ENTRIES SHOWN start

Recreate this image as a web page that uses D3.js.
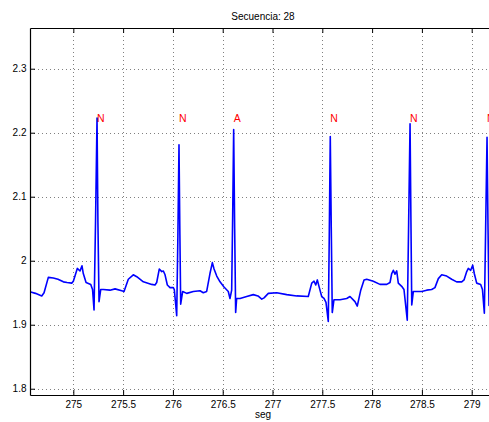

ENTRIES SHOWN end
ENTRIES SHOWN start

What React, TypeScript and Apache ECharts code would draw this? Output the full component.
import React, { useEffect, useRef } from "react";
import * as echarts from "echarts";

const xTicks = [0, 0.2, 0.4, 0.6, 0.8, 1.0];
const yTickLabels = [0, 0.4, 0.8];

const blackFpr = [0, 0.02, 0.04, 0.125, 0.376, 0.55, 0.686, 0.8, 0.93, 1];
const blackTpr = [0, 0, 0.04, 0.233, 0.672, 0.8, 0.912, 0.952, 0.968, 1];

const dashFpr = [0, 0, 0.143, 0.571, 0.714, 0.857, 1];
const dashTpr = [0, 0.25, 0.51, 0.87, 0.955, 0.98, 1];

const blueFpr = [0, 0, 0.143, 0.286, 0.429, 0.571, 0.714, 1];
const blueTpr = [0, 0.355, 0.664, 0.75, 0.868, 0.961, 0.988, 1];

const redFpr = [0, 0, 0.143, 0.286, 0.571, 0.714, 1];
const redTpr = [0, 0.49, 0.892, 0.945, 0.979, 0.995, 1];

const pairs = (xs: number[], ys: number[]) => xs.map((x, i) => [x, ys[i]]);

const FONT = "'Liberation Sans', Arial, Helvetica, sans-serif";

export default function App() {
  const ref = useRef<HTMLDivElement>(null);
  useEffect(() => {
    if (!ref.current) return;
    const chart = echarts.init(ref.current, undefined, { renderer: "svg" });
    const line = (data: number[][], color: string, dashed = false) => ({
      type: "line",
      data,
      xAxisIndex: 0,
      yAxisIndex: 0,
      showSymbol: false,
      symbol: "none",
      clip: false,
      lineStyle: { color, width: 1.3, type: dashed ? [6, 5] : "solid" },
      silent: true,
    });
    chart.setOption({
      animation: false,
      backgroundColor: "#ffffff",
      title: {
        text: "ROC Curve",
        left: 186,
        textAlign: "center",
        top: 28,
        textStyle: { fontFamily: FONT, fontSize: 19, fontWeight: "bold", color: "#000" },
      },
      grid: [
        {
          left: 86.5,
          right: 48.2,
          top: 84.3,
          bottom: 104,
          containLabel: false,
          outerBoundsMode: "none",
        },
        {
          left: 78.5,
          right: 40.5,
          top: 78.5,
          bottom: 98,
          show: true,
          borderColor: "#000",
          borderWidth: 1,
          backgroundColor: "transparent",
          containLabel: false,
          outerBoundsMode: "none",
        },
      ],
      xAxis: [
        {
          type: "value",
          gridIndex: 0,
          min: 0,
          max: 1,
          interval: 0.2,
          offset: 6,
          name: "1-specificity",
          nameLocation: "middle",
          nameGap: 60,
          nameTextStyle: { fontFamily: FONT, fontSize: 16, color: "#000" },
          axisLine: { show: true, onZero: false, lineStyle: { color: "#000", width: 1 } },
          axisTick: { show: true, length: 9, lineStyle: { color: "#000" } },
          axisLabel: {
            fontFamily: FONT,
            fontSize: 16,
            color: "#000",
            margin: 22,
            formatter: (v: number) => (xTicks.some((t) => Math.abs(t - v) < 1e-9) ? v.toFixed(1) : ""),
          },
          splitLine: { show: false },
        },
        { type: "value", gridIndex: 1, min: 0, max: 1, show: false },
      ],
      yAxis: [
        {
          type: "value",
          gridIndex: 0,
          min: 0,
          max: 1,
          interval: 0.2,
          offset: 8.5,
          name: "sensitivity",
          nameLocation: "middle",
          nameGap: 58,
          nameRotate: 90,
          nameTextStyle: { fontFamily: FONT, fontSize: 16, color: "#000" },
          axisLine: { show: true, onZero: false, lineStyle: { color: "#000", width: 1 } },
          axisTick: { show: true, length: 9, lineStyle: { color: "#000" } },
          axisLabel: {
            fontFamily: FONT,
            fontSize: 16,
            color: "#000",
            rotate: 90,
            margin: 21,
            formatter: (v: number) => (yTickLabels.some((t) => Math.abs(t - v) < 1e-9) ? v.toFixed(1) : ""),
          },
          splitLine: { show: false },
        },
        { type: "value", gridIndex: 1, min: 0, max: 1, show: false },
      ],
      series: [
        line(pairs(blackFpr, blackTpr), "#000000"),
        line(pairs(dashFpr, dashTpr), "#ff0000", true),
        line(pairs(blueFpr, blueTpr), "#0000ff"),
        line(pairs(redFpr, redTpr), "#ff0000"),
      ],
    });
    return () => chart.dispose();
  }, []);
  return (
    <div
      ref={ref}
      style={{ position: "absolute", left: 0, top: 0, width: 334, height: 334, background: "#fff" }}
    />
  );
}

ENTRIES SHOWN end

▶ [EXERCISE OBJECTIVE]: From the records above, print exactly the lines that run from the line with "What React, TypeScript" to the line with "const yTickLabels = [0, 0.4, 0.8];", inclusive.

▶ [ANSWER TO THE TASK]:
What React, TypeScript and Apache ECharts code would draw this? Output the full component.
import React, { useEffect, useRef } from "react";
import * as echarts from "echarts";

const xTicks = [0, 0.2, 0.4, 0.6, 0.8, 1.0];
const yTickLabels = [0, 0.4, 0.8];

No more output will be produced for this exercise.